Komando umum tentara Suriah mengatakan pihaknya “menganggap tindakan teroris pengecut ini sebagai tindakan kriminal yang belum pernah terjadi sebelumnya dan menegaskan bahwa mereka akan merespons dengan kekuatan penuh dan ketegasan terhadap organisasi-organisasi teroris di mana pun mereka ditemukan.”
“Pasukan pemerintah Suriah melancarkan serangan artileri dan rudal setelah serangan pesawat tak berawak pada Kamis, menargetkan beberapa kota di Provinsi Idlib di barat laut negara itu dan menewaskan sedikitnya delapan orang,” menurut Syrian Observatory for Human Rights.
Bagian negara tersebut berada di bawah kendali kelompok bersenjata yang tidak didukung oleh Amerika Serikat.
Dalam beberapa bulan terakhir, konflik yang telah berlangsung selama bertahun-tahun di negara tersebut, yang stagnan di berbagai lini depan, telah meningkat, dengan pertempuran yang berkecamuk di wilayah barat laut dan timur laut.
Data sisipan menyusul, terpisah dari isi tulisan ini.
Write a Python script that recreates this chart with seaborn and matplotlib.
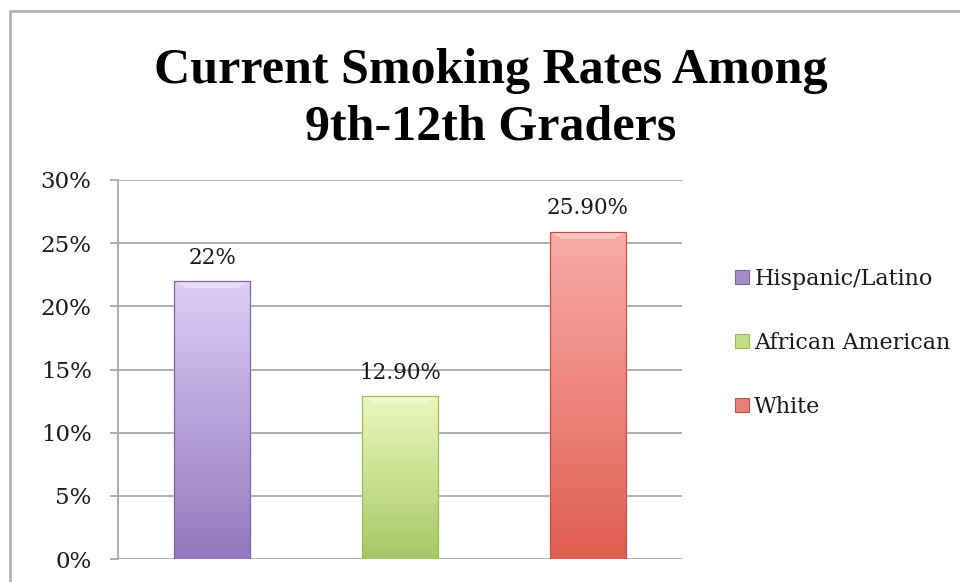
import numpy as np
import pandas as pd
import matplotlib
matplotlib.use("Agg")
import matplotlib.pyplot as plt
from matplotlib.lines import Line2D
from matplotlib.patches import Polygon
from matplotlib.colors import LinearSegmentedColormap
from matplotlib.ticker import FuncFormatter
import seaborn as sns

# Data
groups = ["Hispanic/Latino", "African American", "White"]
rates = [22.0, 12.9, 25.9]
rate_labels = ["22%", "12.90%", "25.90%"]
y_ticks = [0, 5, 10, 15, 20, 25, 30]

# Styling
base_colors = ["#8064a2", "#9bbb59", "#c0504d"]
top_colors = ["#dccdf6", "#ecf8bc", "#f9aca7"]
bottom_colors = ["#9478bd", "#a6c866", "#e05e52"]
grid_color = "#a8a8a8"
text_color = "#1a1a1a"

sns.set_theme(style="white")
plt.rcParams["font.family"] = ["DejaVu Serif"]

fig = plt.figure(figsize=(9.6, 5.82), dpi=100)
ax = fig.add_axes([118 / 960, 1 - 559 / 582, (682 - 118) / 960, (559 - 180) / 582])

df = pd.DataFrame({"group": groups, "rate": rates})
sns.barplot(data=df, x="group", y="rate", hue="group", order=groups,
            hue_order=groups, palette=base_colors, width=0.40,
            dodge=False, legend=False, ax=ax, saturation=1)

ax.set_xlim(-0.5, 2.5)
ax.set_ylim(0, 30)

# Vertical gradient fill inside each bar, with a light bevel at the top
for patch, c_top, c_bot, c_edge in zip(list(ax.patches), top_colors, bottom_colors, base_colors):
    x0, y0 = patch.get_x(), patch.get_y()
    w, h = patch.get_width(), patch.get_height()
    z = patch.get_zorder()
    cmap = LinearSegmentedColormap.from_list("g", [c_bot, c_top])
    grad = np.linspace(0, 1, 256).reshape(-1, 1)
    im = ax.imshow(grad, cmap=cmap, aspect="auto", origin="lower",
                   extent=(x0, x0 + w, y0, y0 + h), zorder=z + 0.1)
    im.set_clip_path(patch)
    bev_x, bev_y = 0.06, 0.55
    ax.add_patch(Polygon([(x0, y0 + h), (x0 + w, y0 + h),
                          (x0 + w - bev_x, y0 + h - bev_y), (x0 + bev_x, y0 + h - bev_y)],
                         closed=True, facecolor="white", alpha=0.35,
                         edgecolor="none", zorder=z + 0.15))
    ax.add_patch(plt.Rectangle((x0, y0), w, h, fill=False, edgecolor=c_edge,
                               linewidth=0.9, zorder=z + 0.2))

ax.set_xlim(-0.5, 2.5)
ax.set_ylim(0, 30)

# Value labels above bars
for i, (v, lab) in enumerate(zip(rates, rate_labels)):
    ax.annotate(lab, xy=(i, v), xytext=(0, 9), textcoords="offset points",
                ha="center", va="bottom", fontsize=15.5, color=text_color)

# Axes styling
ax.set_yticks(y_ticks)
ax.yaxis.set_major_formatter(FuncFormatter(lambda v, p: f"{int(v)}%"))
ax.yaxis.grid(True, color=grid_color, linewidth=1.3)
ax.set_axisbelow(True)
ax.set_xticks([])
ax.set_xlabel("")
ax.set_ylabel("")
for side in ["top", "right", "bottom"]:
    ax.spines[side].set_visible(False)
ax.spines["left"].set_color(grid_color)
ax.spines["left"].set_linewidth(1.3)
ax.tick_params(axis="y", which="major", left=True, direction="out",
               length=6, width=1.3, color=grid_color, pad=13,
               labelsize=16.5, labelcolor=text_color)

# Legend with small square markers
handles = [Line2D([0], [0], marker="s", linestyle="none", markersize=10,
                  markerfacecolor=c, markeredgecolor=e, markeredgewidth=0.8)
           for c, e in zip(["#a58ccb", "#c2de86", "#e8807a"], base_colors)]
fig.legend(handles, groups, loc="center left",
           bbox_to_anchor=(725 / 960, 1 - 343 / 582), frameon=False,
           fontsize=16, handlelength=0.7, handletextpad=0.22,
           labelspacing=1.9, borderaxespad=0, labelcolor=text_color)

# Title
fig.text(491 / 960, 1 - 99 / 582, "Current Smoking Rates Among\n9th-12th Graders",
         ha="center", va="center", fontsize=36, fontweight="bold",
         family=["Liberation Serif"], linespacing=1.3, color="#000000")

# Chart-area border (extends past the right and bottom edges)
bx, by = 10 / 960, 1 - 11 / 582
fig.add_artist(Line2D([bx, bx], [-0.05, by], transform=fig.transFigure,
                      color="#b3b3b3", linewidth=2))
fig.add_artist(Line2D([bx, 1.05], [by, by], transform=fig.transFigure,
                      color="#b3b3b3", linewidth=2))

fig.savefig("out.png", dpi=100, facecolor="white")
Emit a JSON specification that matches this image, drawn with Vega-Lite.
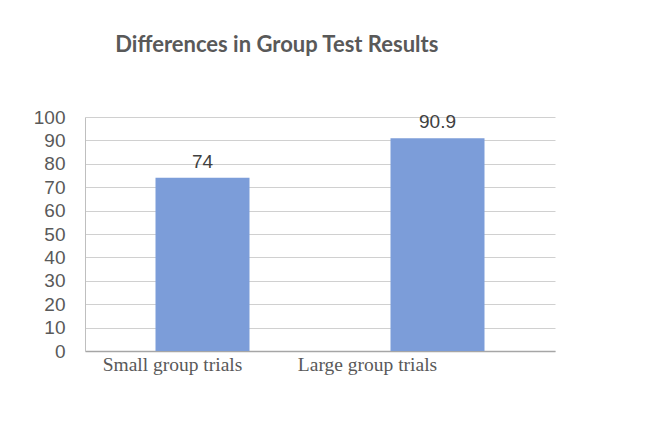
{
  "$schema": "https://vega.github.io/schema/vega-lite/v6.json",
  "autosize": "none",
  "width": 470,
  "height": 234,
  "padding": {"left": 85, "top": 117, "right": 92, "bottom": 86},
  "background": "white",
  "title": {
    "text": "Differences in Group Test Results",
    "anchor": "start",
    "dx": 82,
    "offset": 51,
    "font": "Lato",
    "fontSize": 22,
    "fontWeight": "bold",
    "color": "#595959"
  },
  "data": {
    "values": [
      {"group": "Small group trials", "score": 74},
      {"group": "Large group trials", "score": 90.9}
    ]
  },
  "encoding": {
    "x": {
      "field": "group",
      "type": "nominal",
      "sort": null,
      "scale": {"paddingInner": 0.6, "paddingOuter": 0.3},
      "axis": {
        "title": null,
        "labelAngle": 0,
        "labelFont": "Liberation Serif",
        "labelFontSize": 19.5,
        "labelColor": "#595959",
        "ticks": false,
        "labelPadding": 4,
        "labelOffset": {"condition": {"test": "datum.value == 'Large group trials'", "value": -70}, "value": -30},
        "domainColor": "#a6a6a6",
        "domainWidth": 1.5
      }
    },
    "y": {
      "field": "score",
      "type": "quantitative",
      "scale": {"domain": [0, 100]},
      "axis": {
        "title": null,
        "values": [0, 10, 20, 30, 40, 50, 60, 70, 80, 90, 100],
        "labelFont": "Liberation Sans",
        "labelFontSize": 19,
        "labelColor": "#595959",
        "ticks": false,
        "labelPadding": 20,
        "domainColor": "#bfbfbf",
        "gridColor": "#d0d0d0",
        "gridWidth": 1
      }
    }
  },
  "layer": [
    {"mark": {"type": "bar", "color": "#7C9DD9"}},
    {
      "mark": {
        "type": "text",
        "dy": -16,
        "font": "Liberation Sans",
        "fontSize": 19,
        "color": "#404040"
      },
      "encoding": {"text": {"field": "score", "type": "quantitative"}}
    }
  ],
  "config": {"view": {"stroke": null}}
}
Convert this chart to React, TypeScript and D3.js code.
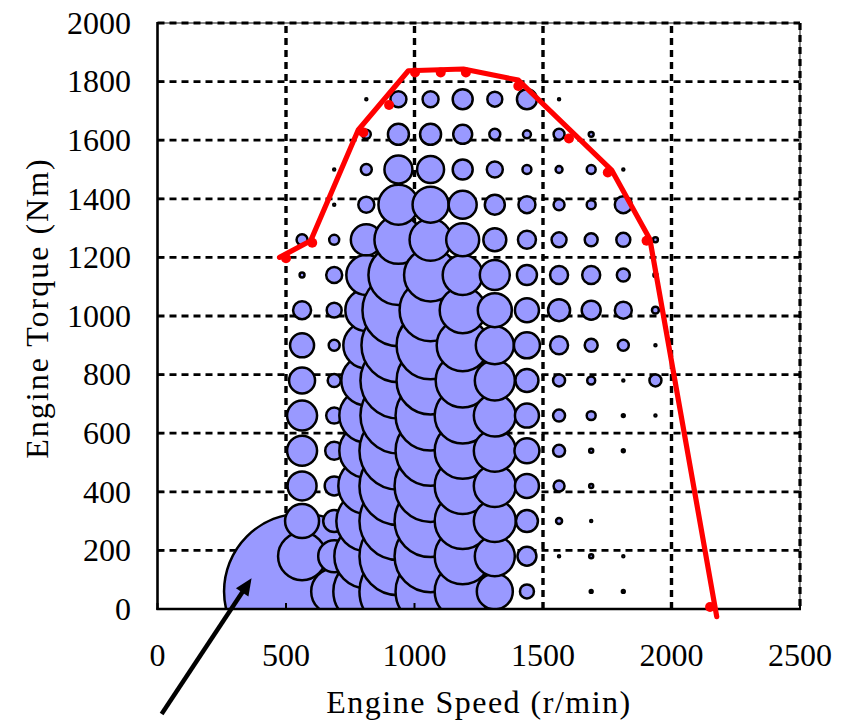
import React from "react";
import * as d3 from "d3";

// Engine speed bins (r/min) and torque bins (Nm) of the operating-point map
const speedBins = [562.5, 687.5, 812.5, 937.5, 1062.5, 1187.5, 1312.5, 1437.5, 1562.5, 1687.5, 1812.5, 1937.5];
const torqueBins = [60, 180, 300, 420, 540, 660, 780, 900, 1020, 1140, 1260, 1380, 1500, 1620, 1740];

// Time share (%) per cell: one row per speed bin, ordered by torque bin
const share562 = [60.84, 5.76, 2.89, 2.10, 2.25, 2.25, 1.69, 1.44, 0.81, 0.06, 0.30, 0, 0, 0, 0];
const share687 = [5.29, 2.56, 1.21, 0.90, 0.81, 0.64, 0.42, 0.30, 0.56, 0.64, 0.25, 0.01, 0.01, 0, 0];
const share812 = [10.89, 10.24, 9.00, 7.84, 7.29, 7.29, 6.25, 5.29, 4.41, 4.00, 2.40, 0.64, 0.30, 0.20, 0.01];
const share937 = [15.21, 15.21, 15.21, 15.21, 15.21, 14.44, 14.44, 13.69, 12.96, 9.00, 5.76, 4.00, 1.96, 1.10, 0.64];
const share1062 = [12.25, 12.96, 12.96, 12.96, 12.25, 12.25, 11.56, 11.56, 9.61, 7.02, 4.41, 3.24, 1.82, 1.10, 0.64];
const share1187 = [7.84, 7.84, 7.84, 7.84, 7.84, 7.84, 7.29, 6.76, 5.29, 4.00, 2.72, 1.96, 1.00, 0.90, 1.00];
const share1312 = [3.24, 4.00, 4.41, 4.41, 4.41, 4.41, 4.00, 3.61, 2.89, 2.25, 1.32, 1.00, 0.64, 0.30, 0.56];
const share1437 = [0.49, 0.90, 1.21, 1.44, 1.56, 1.44, 1.32, 1.69, 1.44, 1.00, 0.81, 0.72, 0.20, 0.16, 1.00];
const share1562 = [0, 0.01, 0.09, 0.30, 0.36, 0.36, 0.36, 0.81, 1.21, 0.81, 0.56, 0.30, 0.12, 0.30, 0.01];
const share1687 = [0.02, 0.04, 0.01, 0.04, 0.04, 0.20, 0.16, 0.42, 0.90, 0.81, 0.42, 0.20, 0.20, 0.06, 0];
const share1812 = [0.02, 0.01, 0, 0, 0.02, 0.02, 0.01, 0.30, 0.72, 0.42, 0.49, 0.72, 0.01, 0, 0];
const share1937 = [0, 0, 0, 0, 0, 0.01, 0.36, 0.01, 0.12, 0.04, 0.06, 0, 0, 0, 0];
const timeShare = [share562, share687, share812, share937, share1062, share1187, share1312, share1437, share1562, share1687, share1812, share1937];

// Full-load torque curve (line) and its measured points (dots)
const fullLoadSpeed = [475, 596, 781, 976, 1190, 1404, 1767, 1916, 2176];
const fullLoadTorque = [1200, 1257, 1635, 1837, 1843, 1805, 1498, 1262, -26];
const pointSpeed = [500, 602, 801, 901, 1002, 1102, 1200, 1404, 1601, 1752, 1903, 2150];
const pointTorque = [1197, 1250, 1626, 1720, 1831, 1831, 1831, 1785, 1606, 1490, 1257, 7];

// Axis ticks
const xTicks = [0, 500, 1000, 1500, 2000, 2500];
const yTicks = [0, 200, 400, 600, 800, 1000, 1200, 1400, 1600, 1800, 2000];

// Arrow annotation (data coordinates): tail -> tip
const arrowSpeed = [16, 366];
const arrowTorque = [-358, 105];

const W = 855;
const H = 721;
const FONT = "'Liberation Serif', 'DejaVu Serif', serif";

export default function App() {
  const x = d3.scaleLinear().domain([0, 2500]).range([157.5, 800]);
  const y = d3.scaleLinear().domain([0, 2000]).range([609, 23]);
  const r = d3.scaleSqrt().domain([0, 1]).range([0, 10]);

  const bubbles: { cx: number; cy: number; rad: number; key: string }[] = [];
  speedBins.forEach((s, i) => {
    torqueBins.forEach((t, j) => {
      const v = timeShare[i][j];
      if (v > 0) bubbles.push({ cx: x(s), cy: y(t), rad: r(v), key: `${i}-${j}` });
    });
  });

  const line = d3
    .line<number>()
    .x((_, i) => x(fullLoadSpeed[i]))
    .y((_, i) => y(fullLoadTorque[i]));

  const [x0, x1] = [x.range()[0], x.range()[1]];
  const [yb, yt] = [y.range()[0], y.range()[1]];

  // arrow geometry
  const ax0 = x(arrowSpeed[0]);
  const ay0 = y(arrowTorque[0]);
  const ax1 = x(arrowSpeed[1]);
  const ay1 = y(arrowTorque[1]);
  const len = Math.hypot(ax1 - ax0, ay1 - ay0);
  const ux = (ax1 - ax0) / len;
  const uy = (ay1 - ay0) / len;
  const headL = 17;
  const headW = 7.5;
  const bx = ax1 - ux * headL;
  const by = ay1 - uy * headL;
  const head = `M${ax1},${ay1} L${bx - uy * headW},${by + ux * headW} L${bx + uy * headW},${by - ux * headW} Z`;

  return (
    <svg
      width={W}
      height={H}
      style={{ position: "absolute", left: 0, top: 0, background: "#fff" }}
      fontFamily={FONT}
    >
      <defs>
        <clipPath id="plotClip">
          <rect x={x0} y={yt} width={x1 - x0} height={yb - yt} />
        </clipPath>
      </defs>

      {/* grid */}
      {xTicks.slice(1, -1).map((t) => (
        <line key={`gx${t}`} x1={x(t)} x2={x(t)} y1={yb} y2={yt} stroke="#000" strokeWidth={3.4} strokeDasharray="7 5" />
      ))}
      {yTicks.slice(1, -1).map((t) => (
        <line key={`gy${t}`} x1={x0} x2={x1} y1={y(t)} y2={y(t)} stroke="#000" strokeWidth={2.8} strokeDasharray="7 5" />
      ))}

      {/* bubbles */}
      <g clipPath="url(#plotClip)">
        {bubbles.map((b) => (
          <circle key={b.key} cx={b.cx} cy={b.cy} r={b.rad} fill="#9999FF" stroke="#000" strokeWidth={2.5} />
        ))}
      </g>

      {/* frame */}
      <line x1={x0} x2={x1} y1={yt} y2={yt} stroke="#888" strokeWidth={2} />
      <line x1={x1} x2={x1} y1={yt} y2={yb} stroke="#888" strokeWidth={2} />
      <line x1={x0} x2={x1} y1={yt} y2={yt} stroke="#000" strokeWidth={2.8} strokeDasharray="7 5" />
      <line x1={x1} x2={x1} y1={yt} y2={yb} stroke="#000" strokeWidth={3.2} strokeDasharray="7 5" />
      <line x1={x0} x2={x0} y1={yt - 1} y2={yb + 1} stroke="#000" strokeWidth={2.6} />
      <line x1={x0 - 1} x2={x1 + 1} y1={yb} y2={yb} stroke="#000" strokeWidth={2.6} />
      {yTicks.map((t) => (
        <line key={`ty${t}`} x1={x0} x2={x0 + 6} y1={y(t)} y2={y(t)} stroke="#000" strokeWidth={2} />
      ))}
      {xTicks.map((t) => (
        <line key={`tx${t}`} x1={x(t)} x2={x(t)} y1={yb} y2={yb - 6} stroke="#000" strokeWidth={2} />
      ))}

      {/* tick labels */}
      {xTicks.map((t) => (
        <text key={`lx${t}`} x={x(t)} y={666} textAnchor="middle" fontSize={32} fill="#000">
          {t}
        </text>
      ))}
      {yTicks.map((t) => (
        <text key={`ly${t}`} x={131} y={y(t)} dy="0.34em" textAnchor="end" fontSize={32} fill="#000">
          {t}
        </text>
      ))}

      {/* axis titles */}
      <text x={479} y={713} textAnchor="middle" fontSize={32} letterSpacing={1.5} fill="#000">
        Engine Speed (r/min)
      </text>
      <text
        transform={`translate(48, ${(yb + yt) / 2 - 8}) rotate(-90)`}
        textAnchor="middle"
        fontSize={32}
        letterSpacing={2}
        fill="#000"
      >
        Engine Torque (Nm)
      </text>

      {/* full load curve */}
      <path d={line(fullLoadSpeed) || ""} fill="none" stroke="#FF0000" strokeWidth={5.2} strokeLinejoin="round" strokeLinecap="round" />
      {pointSpeed.map((s, i) => (
        <circle key={`p${i}`} cx={x(s)} cy={y(pointTorque[i])} r={5} fill="#FF0000" />
      ))}

      {/* arrow */}
      <line x1={ax0} y1={ay0} x2={bx + ux * 2} y2={by + uy * 2} stroke="#000" strokeWidth={4.5} />
      <path d={head} fill="#000" />
    </svg>
  );
}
Di selatan, protes anti-pemerintah yang menyerukan penggulingan al-Assad terus berlanjut selama berminggu-minggu, mengingatkan kita pada pemberontakan Arab Spring di Suriah yang dimulai lebih dari 12 tahun lalu dan berubah menjadi perang yang rumit dan menghancurkan. Protes tersebut, yang menyerukan penyelesaian politik untuk mengakhiri perang, muncul dari kemarahan atas meningkatnya kesulitan ekonomi di tengah berakhirnya sejumlah subsidi pemerintah.